Polar Area – Takumar 200 lens stopped down about 1/2 stop with filter rings(58 down to 49). 60 seconds at ISO 400

I was out last night mostly to work on focusing the Takumar 200mm lens, hoping to reduce chromatic aberration but I decided to image the polaris region to see if i could spot this beauty. In the middle of the highlighted circle above you can see for sure Gaia DR2 1152635154843863808, a magnitude 12 star and just up and to the right is NGC 3172. I can see it with the eye of faith but it’s tiny at 1X.7 arc minutes and low surface brightness at 13.7 mag/arcmin2

The plate solve below from astrometry.net is the only way I knew it was in frame then i tracked it down in stellarium.

Woohoo – Now We’re Tracking!

I had a bit of a debacle the first time i tried the ioptron skytracker – i had no luck at all with the polar scope and i just roughly aligned it with the bore hole.  I had the brilliant idea to roll up a sheet of paper to stick in the sighting hole which let me find and center polaris and then i was able to graduate to their polar scope.  iOptron makes an app that gives you these little pictures of where polaris should be in the reticle – it seemed loony to me but i was actually able to line it up pretty much spot on.

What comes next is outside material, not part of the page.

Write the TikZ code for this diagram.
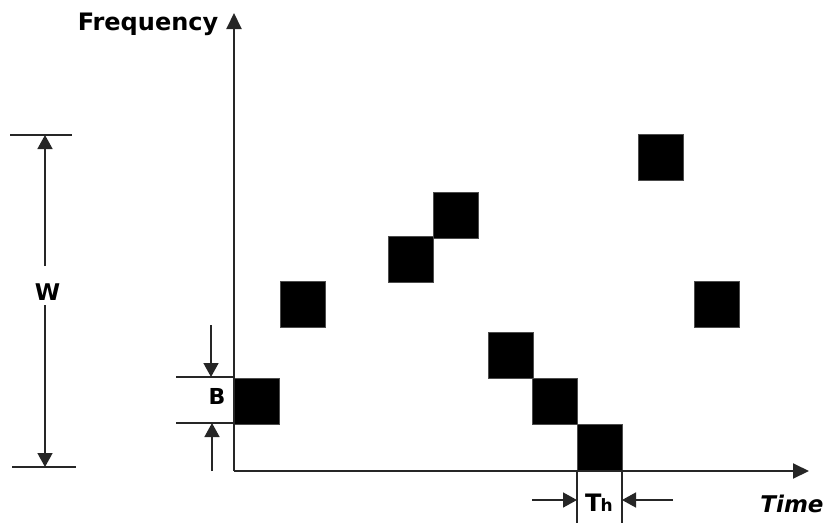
\documentclass[tikz,border=0pt]{standalone}
\usepackage{fontspec}
\setmainfont{DejaVu Sans}
\usetikzlibrary{arrows.meta}

\begin{document}
\begin{tikzpicture}[x=1pt,y=-1pt,
  axis/.style={line width=2pt, draw=black!85, -{Triangle[length=16pt,width=15pt]}},
  dimarrow/.style={line width=1.6pt, draw=black!85, -{Triangle[length=14pt,width=15pt]}},
  guide/.style={line width=1.6pt, draw=black!85},
  hop/.style={rectangle, fill=black, draw=black!70, line width=0.8pt, inner sep=0pt,
              minimum width=45pt, minimum height=46pt, anchor=north west},
  lbl/.style={inner sep=0pt, anchor=base}]
\useasboundingbox (0,0) rectangle (829,525);

% frequency-hopping slots
\node[hop] (s1) at (234,378) {};
\node[hop] (s2) at (280,281) {};
\node[hop] (s3) at (388,236) {};
\node[hop] (s4) at (433,192) {};
\node[hop] (s5) at (638,134) {};
\node[hop] (s6) at (694,281) {};
\node[hop] (s7) at (488,332) {};
\node[hop] (s8) at (532,378) {};
\node[hop] (s9) at (577,424) {};

% axes
\coordinate (O) at (234,471);
\coordinate (ytip) at (234,13);
\coordinate (xtip) at (809,471);
\draw[axis] (O) -- (ytip);
\draw[axis] (O) -- (xtip);
\node[lbl, font=\bfseries\fontsize{24}{24}\selectfont] (freq) at (148,30) {Frequency};
\node[lbl, font=\bfseries\itshape\fontsize{23}{23}\selectfont] (time) at (792,512) {Time};

% total bandwidth W
\coordinate (wtl) at (10,135);  \coordinate (wtr) at (72,135);
\coordinate (wbl) at (12,467);  \coordinate (wbr) at (76,467);
\coordinate (wt) at (45,135);   \coordinate (wb) at (45,467);
\coordinate (wa) at (45,266);   \coordinate (wc) at (45,305);
\draw[guide] (wtl) -- (wtr);
\draw[guide] (wbl) -- (wbr);
\draw[dimarrow] (wa) -- (wt);
\draw[dimarrow] (wc) -- (wb);
\node[lbl, font=\bfseries\fontsize{23}{23}\selectfont] (w) at (47.5,300) {W};

% slot bandwidth B
\coordinate (btl) at (176,377); \coordinate (btr) at (234,377);
\coordinate (bbl) at (176,423); \coordinate (bbr) at (234,423);
\coordinate (ba) at (211,325);  \coordinate (bt) at (211,377);
\coordinate (bc) at (212,471);  \coordinate (bb) at (212,423);
\draw[guide] (btl) -- (btr);
\draw[guide] (bbl) -- (bbr);
\draw[dimarrow] (ba) -- (bt);
\draw[dimarrow] (bc) -- (bb);
\node[lbl, font=\bfseries\fontsize{22}{22}\selectfont] (b) at (217,404) {B};

% hop duration Th
\coordinate (tl0) at (577,471); \coordinate (tl1) at (577,523);
\coordinate (tr0) at (622,471); \coordinate (tr1) at (622,523);
\draw[guide] (tl0) -- (tl1);
\draw[guide] (tr0) -- (tr1);
\coordinate (ta) at (532,500);  \coordinate (tat) at (577,500);
\coordinate (tb) at (673,500);  \coordinate (tbt) at (622,500);
\draw[dimarrow] (ta) -- (tat);
\draw[dimarrow] (tb) -- (tbt);
\node[lbl, anchor=base west, font=\bfseries\fontsize{24}{24}\selectfont] (th) at (585,511)
  {T\kern-1pt{\fontsize{17}{17}\selectfont h}};
\end{tikzpicture}
\end{document}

I was working in a cramped spot with no good view of the sky so my reward was this nondescript image of part of ursa minor and draco with zero trailing that i can see.  These are fairly close to the pole but I think they would have shown some trailing in 30 second images. These were taken with the Canon t3i, f/4 ISO 400.
19-9-17 woohoo 3894

I’ll get out into the country and try my luck on M31 tonight. That’s much more likely to smear but i’m optimistic. I need to get much better at pointing the camera once it’s on the mount and i need to remember to focus both the camera and the reticle before i start. it’s interesting to note that it makes very little difference in sighting whether i have my glasses on or not!